▶ [TASK STATEMENT]:
Omit every picture and output the rest of the records exactly as they are.

▶ [Code that draws figures]:
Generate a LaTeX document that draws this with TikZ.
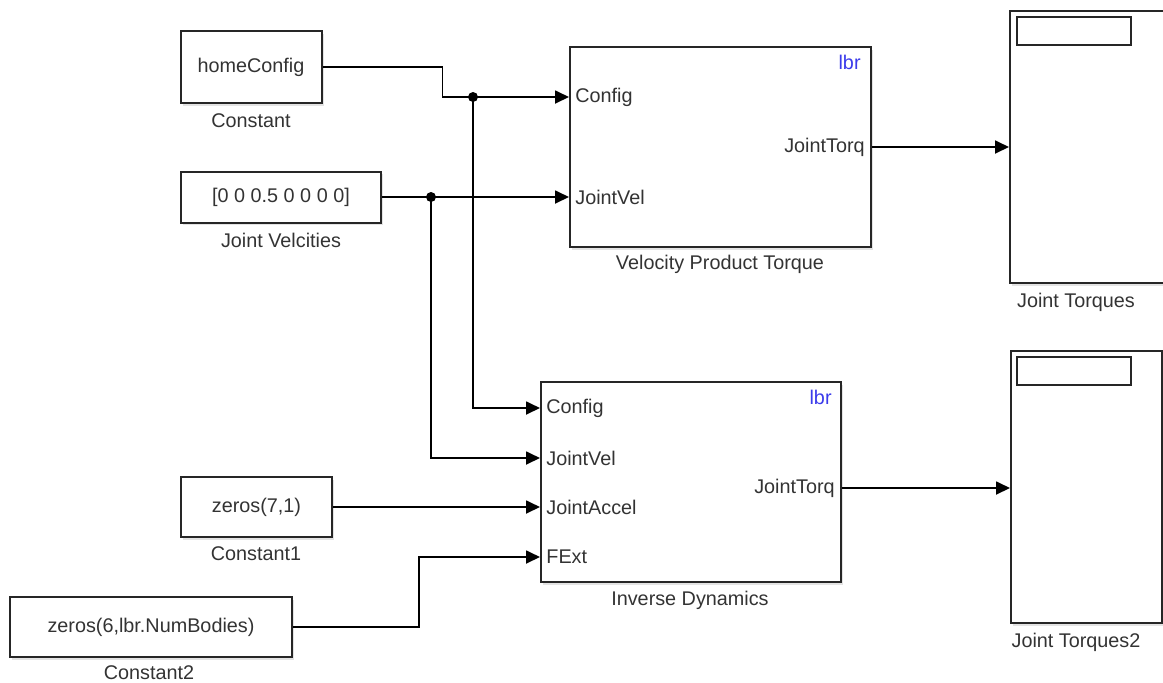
\documentclass[tikz,border=0pt]{standalone}
\usepackage{fontspec}
\setmainfont{Liberation Sans}
\usetikzlibrary{arrows.meta, shadows}

\definecolor{textgray}{RGB}{51,51,51}
\definecolor{maskblue}{RGB}{60,60,235}

\begin{document}
\begin{tikzpicture}[
                x=0.5pt, y=-0.5pt,
                every node/.style={
                    font=\fontsize{9.9}{11}\selectfont,
                    text=textgray,
                },
                block/.style={
                    draw=black!85,
                    line width=1pt,
                    fill=white,
                    inner sep=0pt,
                    drop shadow={shadow xshift=1pt, shadow yshift=-1.3pt, opacity=0.22},
                },
                display/.style={
                    draw=black!85,
                    line width=1pt,
                    inner sep=0pt,
                },
                port/.style={inner sep=0pt},
                wire/.style={line width=0.9pt, draw=black},
                junction/.style={circle, fill=black, inner sep=0pt, minimum size=5pt},
                >={Triangle[length=7pt, width=6.5pt]},
            ]
            \useasboundingbox (0,0) rectangle (1163,682);
            \clip (0,0) rectangle (1163,682);

            % source blocks
            \node [block, minimum width=70.5pt, minimum height=36pt] (cst) at (251,67) {homeConfig};
            \node (cstlabel) at (251,121) {Constant};
            \node [block, minimum width=100pt, minimum height=25.5pt] (jv) at (281,197) {[0 0 0.5 0 0 0 0]};
            \node (jvlabel) at (281,240) {Joint Velcities};
            \node [block, minimum width=75.5pt, minimum height=30pt] (cst1) at (256.5,507) {zeros(7,1)};
            \node (cst1label) at (256,554) {Constant1};
            \node [block, minimum width=141pt, minimum height=30pt] (cst2) at (151,627) {zeros(6,lbr.NumBodies)};
            \node (cst2label) at (149,673) {Constant2};

            % velocity product torque
            \node [block, minimum width=150.5pt, minimum height=100pt] (vpt) at (720.5,147) {};
            \node (vptlabel) at (720,264) {Velocity Product Torque};
            \node [port, text=maskblue, anchor=east] (vptmask) at (861,62) {lbr};
            \coordinate (vptCfg) at (vpt.west |- 0,97);
            \coordinate (vptVel) at (vpt.west |- 0,197);
            \coordinate (vptOut) at (vpt.east |- 0,147);
            \node [port, anchor=west] (vptCfgtxt) at ([xshift=3pt]vptCfg) {Config};
            \node [port, anchor=west] (vptVeltxt) at ([xshift=3pt]vptVel) {JointVel};
            \node [port, anchor=east] (vptOuttxt) at ([xshift=-3.5pt]vptOut) {JointTorq};

            % inverse dynamics
            \node [block, minimum width=150pt, minimum height=100pt] (id) at (691,482) {};
            \node (idlabel) at (690,600) {Inverse Dynamics};
            \node [port, text=maskblue, anchor=east] (idmask) at (832,397) {lbr};
            \coordinate (idCfg) at (id.west |- 0,408);
            \coordinate (idVel) at (id.west |- 0,458);
            \coordinate (idAcc) at (id.west |- 0,507);
            \coordinate (idExt) at (id.west |- 0,557);
            \coordinate (idOut) at (id.east |- 0,488);
            \node [port, anchor=west] (idCfgtxt) at ([xshift=3pt]idCfg) {Config};
            \node [port, anchor=west] (idVeltxt) at ([xshift=3pt]idVel) {JointVel};
            \node [port, anchor=west] (idAcctxt) at ([xshift=3pt]idAcc) {JointAccel};
            \node [port, anchor=west] (idExttxt) at ([xshift=3pt]idExt) {FExt};
            \node [port, anchor=east] (idOuttxt) at ([xshift=-3.5pt]idOut) {JointTorq};

            % scopes
            \node [block, minimum width=77pt, minimum height=136pt] (scope1) at (1087,147) {};
            \node [display, minimum width=57pt, minimum height=14pt] (scope1disp) at (1074,31) {};
            \node (scope1label) at (1076,302) {Joint Torques};
            \coordinate (scope1In) at (scope1.west |- vptOut);
            \node [block, minimum width=75.5pt, minimum height=136pt] (scope2) at (1086.5,487) {};
            \node [display, minimum width=57pt, minimum height=14pt] (scope2disp) at (1074,371) {};
            \node (scope2label) at (1076,642) {Joint Torques2};
            \coordinate (scope2In) at (scope2.west |- idOut);

            % signal lines
            \coordinate (jCfg) at (473,97);
            \coordinate (jVel) at (431,197);
            \draw [wire, ->] (cst.east) -- ++(120,0) |- (vptCfg);
            \draw [wire, ->] (jCfg) |- (idCfg);
            \draw [wire, ->] (jv.east) -- (vptVel);
            \draw [wire, ->] (jVel) |- (idVel);
            \draw [wire, ->] (cst1.east) -- (idAcc);
            \draw [wire, ->] (cst2.east) -- ++(126,0) |- (idExt);
            \draw [wire, ->] (vptOut) -- (scope1In);
            \draw [wire, ->] (idOut) -- (scope2In);
            \node [junction] (dotCfg) at (jCfg) {};
            \node [junction] (dotVel) at (jVel) {};
        \end{tikzpicture}
\end{document}
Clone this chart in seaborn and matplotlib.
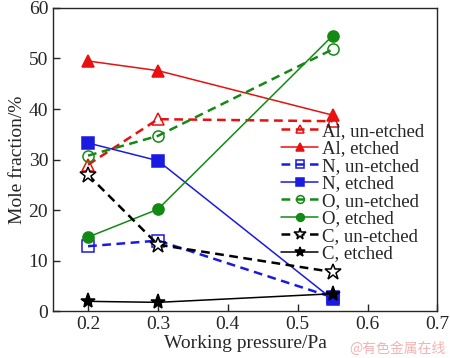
import matplotlib
matplotlib.use("Agg")
import matplotlib.pyplot as plt
import seaborn as sns

pressure = [0.2, 0.3, 0.55]

al_unetched = [29.0, 38.0, 37.6]
al_etched = [49.5, 47.6, 38.8]
n_unetched = [12.9, 14.0, 2.8]
n_etched = [33.3, 29.8, 2.4]
o_unetched = [30.8, 34.7, 51.8]
o_etched = [14.7, 20.2, 54.5]
c_unetched = [27.0, 13.2, 7.8]
c_etched = [2.0, 1.8, 3.5]

labels = ["Al, un-etched", "Al, etched", "N, un-etched", "N, etched",
          "O, un-etched", "O, etched", "C, un-etched", "C, etched"]

sns.set_style("ticks")
plt.rcParams["font.family"] = ["Liberation Serif", "DejaVu Serif"]

fig, ax = plt.subplots(figsize=(4.5, 3.58), dpi=100)

red, blue, green, black = "#e81010", "#1a1ae0", "#138a13", "#000000"
series = [
    (al_unetched, red, True, "^", "none", 9),
    (al_etched, red, False, "^", red, 9),
    (n_unetched, blue, True, "s", "none", 8),
    (n_etched, blue, False, "s", blue, 8),
    (o_unetched, green, True, "o", "none", 8),
    (o_etched, green, False, "o", green, 8),
    (c_unetched, black, True, "*", "white", 12),
    (c_etched, black, False, "*", black, 11),
]

for (vals, col, dashed, mk, fc, ms), lab in zip(series, labels):
    sns.lineplot(x=pressure, y=vals, ax=ax, color=col,
                 linewidth=1.8 if dashed else 1.1,
                 marker=mk, markersize=ms, markerfacecolor=fc, markeredgecolor=col,
                 markeredgewidth=1.1, label=lab)
    if dashed:
        ax.lines[-1].set_dashes((3.5, 2.2))

ax.set_xlim(0.15, 0.7)
ax.set_ylim(0, 60)
ax.set_xticks([0.2, 0.3, 0.4, 0.5, 0.6, 0.7])
ax.set_yticks([0, 10, 20, 30, 40, 50, 60])
ax.tick_params(direction="in", labelsize=14, length=5, width=1)
for s in ax.spines.values():
    s.set_linewidth(1)
ax.set_xlabel("Working pressure/Pa", fontsize=14, labelpad=1)
ax.set_ylabel("Mole fraction/%", fontsize=14, labelpad=2)

ax.legend(loc="lower right", bbox_to_anchor=(0.995, 0.125), fontsize=13.5,
          frameon=False, handlelength=2.0, handletextpad=0.2,
          labelspacing=0.02, borderaxespad=0.2, markerscale=0.7)

fig.text(0.99, 0.005, "@有色金属在线", color="#f2b3b3", fontsize=10, ha="right", va="bottom",
         family=["Noto Sans CJK SC", "DejaVu Sans"])

fig.subplots_adjust(left=0.118, right=0.972, top=0.978, bottom=0.13)
fig.savefig("out.png", dpi=100)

▶ [ANSWER BELOW]:
Generate a LaTeX document that draws this with TikZ.
\documentclass[tikz,border=0pt]{standalone}
\usepackage{fontspec}
\setmainfont{Liberation Sans}
\usetikzlibrary{arrows.meta, shadows}

\definecolor{textgray}{RGB}{51,51,51}
\definecolor{maskblue}{RGB}{60,60,235}

\begin{document}
\begin{tikzpicture}[
                x=0.5pt, y=-0.5pt,
                every node/.style={
                    font=\fontsize{9.9}{11}\selectfont,
                    text=textgray,
                },
                block/.style={
                    draw=black!85,
                    line width=1pt,
                    fill=white,
                    inner sep=0pt,
                    drop shadow={shadow xshift=1pt, shadow yshift=-1.3pt, opacity=0.22},
                },
                display/.style={
                    draw=black!85,
                    line width=1pt,
                    inner sep=0pt,
                },
                port/.style={inner sep=0pt},
                wire/.style={line width=0.9pt, draw=black},
                junction/.style={circle, fill=black, inner sep=0pt, minimum size=5pt},
                >={Triangle[length=7pt, width=6.5pt]},
            ]
            \useasboundingbox (0,0) rectangle (1163,682);
            \clip (0,0) rectangle (1163,682);

            % source blocks
            \node [block, minimum width=70.5pt, minimum height=36pt] (cst) at (251,67) {homeConfig};
            \node (cstlabel) at (251,121) {Constant};
            \node [block, minimum width=100pt, minimum height=25.5pt] (jv) at (281,197) {[0 0 0.5 0 0 0 0]};
            \node (jvlabel) at (281,240) {Joint Velcities};
            \node [block, minimum width=75.5pt, minimum height=30pt] (cst1) at (256.5,507) {zeros(7,1)};
            \node (cst1label) at (256,554) {Constant1};
            \node [block, minimum width=141pt, minimum height=30pt] (cst2) at (151,627) {zeros(6,lbr.NumBodies)};
            \node (cst2label) at (149,673) {Constant2};

            % velocity product torque
            \node [block, minimum width=150.5pt, minimum height=100pt] (vpt) at (720.5,147) {};
            \node (vptlabel) at (720,264) {Velocity Product Torque};
            \node [port, text=maskblue, anchor=east] (vptmask) at (861,62) {lbr};
            \coordinate (vptCfg) at (vpt.west |- 0,97);
            \coordinate (vptVel) at (vpt.west |- 0,197);
            \coordinate (vptOut) at (vpt.east |- 0,147);
            \node [port, anchor=west] (vptCfgtxt) at ([xshift=3pt]vptCfg) {Config};
            \node [port, anchor=west] (vptVeltxt) at ([xshift=3pt]vptVel) {JointVel};
            \node [port, anchor=east] (vptOuttxt) at ([xshift=-3.5pt]vptOut) {JointTorq};

            % inverse dynamics
            \node [block, minimum width=150pt, minimum height=100pt] (id) at (691,482) {};
            \node (idlabel) at (690,600) {Inverse Dynamics};
            \node [port, text=maskblue, anchor=east] (idmask) at (832,397) {lbr};
            \coordinate (idCfg) at (id.west |- 0,408);
            \coordinate (idVel) at (id.west |- 0,458);
            \coordinate (idAcc) at (id.west |- 0,507);
            \coordinate (idExt) at (id.west |- 0,557);
            \coordinate (idOut) at (id.east |- 0,488);
            \node [port, anchor=west] (idCfgtxt) at ([xshift=3pt]idCfg) {Config};
            \node [port, anchor=west] (idVeltxt) at ([xshift=3pt]idVel) {JointVel};
            \node [port, anchor=west] (idAcctxt) at ([xshift=3pt]idAcc) {JointAccel};
            \node [port, anchor=west] (idExttxt) at ([xshift=3pt]idExt) {FExt};
            \node [port, anchor=east] (idOuttxt) at ([xshift=-3.5pt]idOut) {JointTorq};

            % scopes
            \node [block, minimum width=77pt, minimum height=136pt] (scope1) at (1087,147) {};
            \node [display, minimum width=57pt, minimum height=14pt] (scope1disp) at (1074,31) {};
            \node (scope1label) at (1076,302) {Joint Torques};
            \coordinate (scope1In) at (scope1.west |- vptOut);
            \node [block, minimum width=75.5pt, minimum height=136pt] (scope2) at (1086.5,487) {};
            \node [display, minimum width=57pt, minimum height=14pt] (scope2disp) at (1074,371) {};
            \node (scope2label) at (1076,642) {Joint Torques2};
            \coordinate (scope2In) at (scope2.west |- idOut);

            % signal lines
            \coordinate (jCfg) at (473,97);
            \coordinate (jVel) at (431,197);
            \draw [wire, ->] (cst.east) -- ++(120,0) |- (vptCfg);
            \draw [wire, ->] (jCfg) |- (idCfg);
            \draw [wire, ->] (jv.east) -- (vptVel);
            \draw [wire, ->] (jVel) |- (idVel);
            \draw [wire, ->] (cst1.east) -- (idAcc);
            \draw [wire, ->] (cst2.east) -- ++(126,0) |- (idExt);
            \draw [wire, ->] (vptOut) -- (scope1In);
            \draw [wire, ->] (idOut) -- (scope2In);
            \node [junction] (dotCfg) at (jCfg) {};
            \node [junction] (dotVel) at (jVel) {};
        \end{tikzpicture}
\end{document}
Clone this chart in seaborn and matplotlib.
import matplotlib
matplotlib.use("Agg")
import matplotlib.pyplot as plt
import seaborn as sns

pressure = [0.2, 0.3, 0.55]

al_unetched = [29.0, 38.0, 37.6]
al_etched = [49.5, 47.6, 38.8]
n_unetched = [12.9, 14.0, 2.8]
n_etched = [33.3, 29.8, 2.4]
o_unetched = [30.8, 34.7, 51.8]
o_etched = [14.7, 20.2, 54.5]
c_unetched = [27.0, 13.2, 7.8]
c_etched = [2.0, 1.8, 3.5]

labels = ["Al, un-etched", "Al, etched", "N, un-etched", "N, etched",
          "O, un-etched", "O, etched", "C, un-etched", "C, etched"]

sns.set_style("ticks")
plt.rcParams["font.family"] = ["Liberation Serif", "DejaVu Serif"]

fig, ax = plt.subplots(figsize=(4.5, 3.58), dpi=100)

red, blue, green, black = "#e81010", "#1a1ae0", "#138a13", "#000000"
series = [
    (al_unetched, red, True, "^", "none", 9),
    (al_etched, red, False, "^", red, 9),
    (n_unetched, blue, True, "s", "none", 8),
    (n_etched, blue, False, "s", blue, 8),
    (o_unetched, green, True, "o", "none", 8),
    (o_etched, green, False, "o", green, 8),
    (c_unetched, black, True, "*", "white", 12),
    (c_etched, black, False, "*", black, 11),
]

for (vals, col, dashed, mk, fc, ms), lab in zip(series, labels):
    sns.lineplot(x=pressure, y=vals, ax=ax, color=col,
                 linewidth=1.8 if dashed else 1.1,
                 marker=mk, markersize=ms, markerfacecolor=fc, markeredgecolor=col,
                 markeredgewidth=1.1, label=lab)
    if dashed:
        ax.lines[-1].set_dashes((3.5, 2.2))

ax.set_xlim(0.15, 0.7)
ax.set_ylim(0, 60)
ax.set_xticks([0.2, 0.3, 0.4, 0.5, 0.6, 0.7])
ax.set_yticks([0, 10, 20, 30, 40, 50, 60])
ax.tick_params(direction="in", labelsize=14, length=5, width=1)
for s in ax.spines.values():
    s.set_linewidth(1)
ax.set_xlabel("Working pressure/Pa", fontsize=14, labelpad=1)
ax.set_ylabel("Mole fraction/%", fontsize=14, labelpad=2)

ax.legend(loc="lower right", bbox_to_anchor=(0.995, 0.125), fontsize=13.5,
          frameon=False, handlelength=2.0, handletextpad=0.2,
          labelspacing=0.02, borderaxespad=0.2, markerscale=0.7)

fig.text(0.99, 0.005, "@有色金属在线", color="#f2b3b3", fontsize=10, ha="right", va="bottom",
         family=["Noto Sans CJK SC", "DejaVu Sans"])

fig.subplots_adjust(left=0.118, right=0.972, top=0.978, bottom=0.13)
fig.savefig("out.png", dpi=100)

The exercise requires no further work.